→ **To be done**:
Every entry here needs to be repeated exactly.

→ **Source data**:
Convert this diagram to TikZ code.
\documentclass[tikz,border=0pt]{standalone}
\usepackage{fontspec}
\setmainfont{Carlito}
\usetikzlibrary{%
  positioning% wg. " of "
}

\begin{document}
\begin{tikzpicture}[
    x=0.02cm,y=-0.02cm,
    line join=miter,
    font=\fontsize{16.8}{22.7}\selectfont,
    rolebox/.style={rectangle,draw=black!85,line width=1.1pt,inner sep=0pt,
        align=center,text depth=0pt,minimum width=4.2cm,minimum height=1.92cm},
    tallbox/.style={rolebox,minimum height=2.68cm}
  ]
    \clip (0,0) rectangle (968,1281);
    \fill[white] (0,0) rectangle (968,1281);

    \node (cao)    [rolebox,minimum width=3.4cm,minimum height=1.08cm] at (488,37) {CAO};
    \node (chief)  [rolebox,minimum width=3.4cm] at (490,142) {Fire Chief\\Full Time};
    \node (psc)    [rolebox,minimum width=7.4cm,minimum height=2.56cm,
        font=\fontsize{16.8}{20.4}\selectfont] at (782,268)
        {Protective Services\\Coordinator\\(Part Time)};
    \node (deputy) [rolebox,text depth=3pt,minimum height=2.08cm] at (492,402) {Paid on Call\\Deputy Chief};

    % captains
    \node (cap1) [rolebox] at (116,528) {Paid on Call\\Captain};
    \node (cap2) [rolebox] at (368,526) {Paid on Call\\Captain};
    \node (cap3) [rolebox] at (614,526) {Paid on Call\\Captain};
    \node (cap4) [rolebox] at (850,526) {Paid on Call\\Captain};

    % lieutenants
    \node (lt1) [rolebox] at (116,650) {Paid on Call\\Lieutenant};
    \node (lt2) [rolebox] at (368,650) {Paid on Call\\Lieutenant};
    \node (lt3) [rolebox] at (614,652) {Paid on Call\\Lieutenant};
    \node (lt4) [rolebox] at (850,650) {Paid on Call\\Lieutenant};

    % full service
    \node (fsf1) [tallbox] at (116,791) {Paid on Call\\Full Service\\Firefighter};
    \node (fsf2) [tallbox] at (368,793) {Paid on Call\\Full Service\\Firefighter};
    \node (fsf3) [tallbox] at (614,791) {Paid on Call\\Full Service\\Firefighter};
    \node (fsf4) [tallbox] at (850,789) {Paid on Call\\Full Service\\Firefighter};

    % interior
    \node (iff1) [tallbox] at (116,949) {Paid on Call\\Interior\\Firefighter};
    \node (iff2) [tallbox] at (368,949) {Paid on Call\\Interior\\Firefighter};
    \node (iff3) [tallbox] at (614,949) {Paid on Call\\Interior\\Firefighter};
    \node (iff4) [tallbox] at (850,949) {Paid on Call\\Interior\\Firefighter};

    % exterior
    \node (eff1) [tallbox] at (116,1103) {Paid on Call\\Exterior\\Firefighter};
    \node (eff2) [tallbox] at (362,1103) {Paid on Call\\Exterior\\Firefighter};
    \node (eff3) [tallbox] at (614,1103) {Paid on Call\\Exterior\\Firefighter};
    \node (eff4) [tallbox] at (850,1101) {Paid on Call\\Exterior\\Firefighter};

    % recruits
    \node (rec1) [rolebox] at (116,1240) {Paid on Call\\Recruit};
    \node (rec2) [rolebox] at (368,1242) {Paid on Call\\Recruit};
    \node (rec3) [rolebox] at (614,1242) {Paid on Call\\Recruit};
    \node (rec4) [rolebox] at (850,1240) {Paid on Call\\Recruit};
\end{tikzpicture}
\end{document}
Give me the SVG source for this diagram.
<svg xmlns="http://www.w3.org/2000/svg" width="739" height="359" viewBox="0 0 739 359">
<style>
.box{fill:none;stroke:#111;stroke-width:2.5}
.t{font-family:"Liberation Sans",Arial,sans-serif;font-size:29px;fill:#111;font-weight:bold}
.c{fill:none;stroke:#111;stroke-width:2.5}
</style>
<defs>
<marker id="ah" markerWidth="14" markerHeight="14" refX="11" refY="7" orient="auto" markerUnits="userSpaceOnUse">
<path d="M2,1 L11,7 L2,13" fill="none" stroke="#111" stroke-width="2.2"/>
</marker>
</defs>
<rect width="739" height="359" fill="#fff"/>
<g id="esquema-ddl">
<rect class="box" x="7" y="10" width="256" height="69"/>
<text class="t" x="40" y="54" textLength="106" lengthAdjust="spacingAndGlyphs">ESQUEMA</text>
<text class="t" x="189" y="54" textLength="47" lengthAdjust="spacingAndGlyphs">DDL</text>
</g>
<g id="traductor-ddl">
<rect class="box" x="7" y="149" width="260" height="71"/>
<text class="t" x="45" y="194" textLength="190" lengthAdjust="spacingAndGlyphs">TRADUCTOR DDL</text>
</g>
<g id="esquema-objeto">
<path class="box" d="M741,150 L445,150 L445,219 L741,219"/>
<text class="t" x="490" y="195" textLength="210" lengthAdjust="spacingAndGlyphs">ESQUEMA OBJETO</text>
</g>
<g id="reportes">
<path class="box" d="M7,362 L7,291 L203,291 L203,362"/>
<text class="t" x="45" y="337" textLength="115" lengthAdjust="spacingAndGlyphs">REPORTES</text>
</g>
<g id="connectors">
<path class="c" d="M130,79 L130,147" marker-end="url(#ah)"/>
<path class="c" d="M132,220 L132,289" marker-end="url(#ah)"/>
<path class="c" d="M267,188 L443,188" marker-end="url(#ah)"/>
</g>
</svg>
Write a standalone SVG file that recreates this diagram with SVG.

→ **Final result**:
Convert this diagram to TikZ code.
\documentclass[tikz,border=0pt]{standalone}
\usepackage{fontspec}
\setmainfont{Carlito}
\usetikzlibrary{%
  positioning% wg. " of "
}

\begin{document}
\begin{tikzpicture}[
    x=0.02cm,y=-0.02cm,
    line join=miter,
    font=\fontsize{16.8}{22.7}\selectfont,
    rolebox/.style={rectangle,draw=black!85,line width=1.1pt,inner sep=0pt,
        align=center,text depth=0pt,minimum width=4.2cm,minimum height=1.92cm},
    tallbox/.style={rolebox,minimum height=2.68cm}
  ]
    \clip (0,0) rectangle (968,1281);
    \fill[white] (0,0) rectangle (968,1281);

    \node (cao)    [rolebox,minimum width=3.4cm,minimum height=1.08cm] at (488,37) {CAO};
    \node (chief)  [rolebox,minimum width=3.4cm] at (490,142) {Fire Chief\\Full Time};
    \node (psc)    [rolebox,minimum width=7.4cm,minimum height=2.56cm,
        font=\fontsize{16.8}{20.4}\selectfont] at (782,268)
        {Protective Services\\Coordinator\\(Part Time)};
    \node (deputy) [rolebox,text depth=3pt,minimum height=2.08cm] at (492,402) {Paid on Call\\Deputy Chief};

    % captains
    \node (cap1) [rolebox] at (116,528) {Paid on Call\\Captain};
    \node (cap2) [rolebox] at (368,526) {Paid on Call\\Captain};
    \node (cap3) [rolebox] at (614,526) {Paid on Call\\Captain};
    \node (cap4) [rolebox] at (850,526) {Paid on Call\\Captain};

    % lieutenants
    \node (lt1) [rolebox] at (116,650) {Paid on Call\\Lieutenant};
    \node (lt2) [rolebox] at (368,650) {Paid on Call\\Lieutenant};
    \node (lt3) [rolebox] at (614,652) {Paid on Call\\Lieutenant};
    \node (lt4) [rolebox] at (850,650) {Paid on Call\\Lieutenant};

    % full service
    \node (fsf1) [tallbox] at (116,791) {Paid on Call\\Full Service\\Firefighter};
    \node (fsf2) [tallbox] at (368,793) {Paid on Call\\Full Service\\Firefighter};
    \node (fsf3) [tallbox] at (614,791) {Paid on Call\\Full Service\\Firefighter};
    \node (fsf4) [tallbox] at (850,789) {Paid on Call\\Full Service\\Firefighter};

    % interior
    \node (iff1) [tallbox] at (116,949) {Paid on Call\\Interior\\Firefighter};
    \node (iff2) [tallbox] at (368,949) {Paid on Call\\Interior\\Firefighter};
    \node (iff3) [tallbox] at (614,949) {Paid on Call\\Interior\\Firefighter};
    \node (iff4) [tallbox] at (850,949) {Paid on Call\\Interior\\Firefighter};

    % exterior
    \node (eff1) [tallbox] at (116,1103) {Paid on Call\\Exterior\\Firefighter};
    \node (eff2) [tallbox] at (362,1103) {Paid on Call\\Exterior\\Firefighter};
    \node (eff3) [tallbox] at (614,1103) {Paid on Call\\Exterior\\Firefighter};
    \node (eff4) [tallbox] at (850,1101) {Paid on Call\\Exterior\\Firefighter};

    % recruits
    \node (rec1) [rolebox] at (116,1240) {Paid on Call\\Recruit};
    \node (rec2) [rolebox] at (368,1242) {Paid on Call\\Recruit};
    \node (rec3) [rolebox] at (614,1242) {Paid on Call\\Recruit};
    \node (rec4) [rolebox] at (850,1240) {Paid on Call\\Recruit};
\end{tikzpicture}
\end{document}
Give me the SVG source for this diagram.
<svg xmlns="http://www.w3.org/2000/svg" width="739" height="359" viewBox="0 0 739 359">
<style>
.box{fill:none;stroke:#111;stroke-width:2.5}
.t{font-family:"Liberation Sans",Arial,sans-serif;font-size:29px;fill:#111;font-weight:bold}
.c{fill:none;stroke:#111;stroke-width:2.5}
</style>
<defs>
<marker id="ah" markerWidth="14" markerHeight="14" refX="11" refY="7" orient="auto" markerUnits="userSpaceOnUse">
<path d="M2,1 L11,7 L2,13" fill="none" stroke="#111" stroke-width="2.2"/>
</marker>
</defs>
<rect width="739" height="359" fill="#fff"/>
<g id="esquema-ddl">
<rect class="box" x="7" y="10" width="256" height="69"/>
<text class="t" x="40" y="54" textLength="106" lengthAdjust="spacingAndGlyphs">ESQUEMA</text>
<text class="t" x="189" y="54" textLength="47" lengthAdjust="spacingAndGlyphs">DDL</text>
</g>
<g id="traductor-ddl">
<rect class="box" x="7" y="149" width="260" height="71"/>
<text class="t" x="45" y="194" textLength="190" lengthAdjust="spacingAndGlyphs">TRADUCTOR DDL</text>
</g>
<g id="esquema-objeto">
<path class="box" d="M741,150 L445,150 L445,219 L741,219"/>
<text class="t" x="490" y="195" textLength="210" lengthAdjust="spacingAndGlyphs">ESQUEMA OBJETO</text>
</g>
<g id="reportes">
<path class="box" d="M7,362 L7,291 L203,291 L203,362"/>
<text class="t" x="45" y="337" textLength="115" lengthAdjust="spacingAndGlyphs">REPORTES</text>
</g>
<g id="connectors">
<path class="c" d="M130,79 L130,147" marker-end="url(#ah)"/>
<path class="c" d="M132,220 L132,289" marker-end="url(#ah)"/>
<path class="c" d="M267,188 L443,188" marker-end="url(#ah)"/>
</g>
</svg>
Write a standalone SVG file that recreates this diagram with SVG.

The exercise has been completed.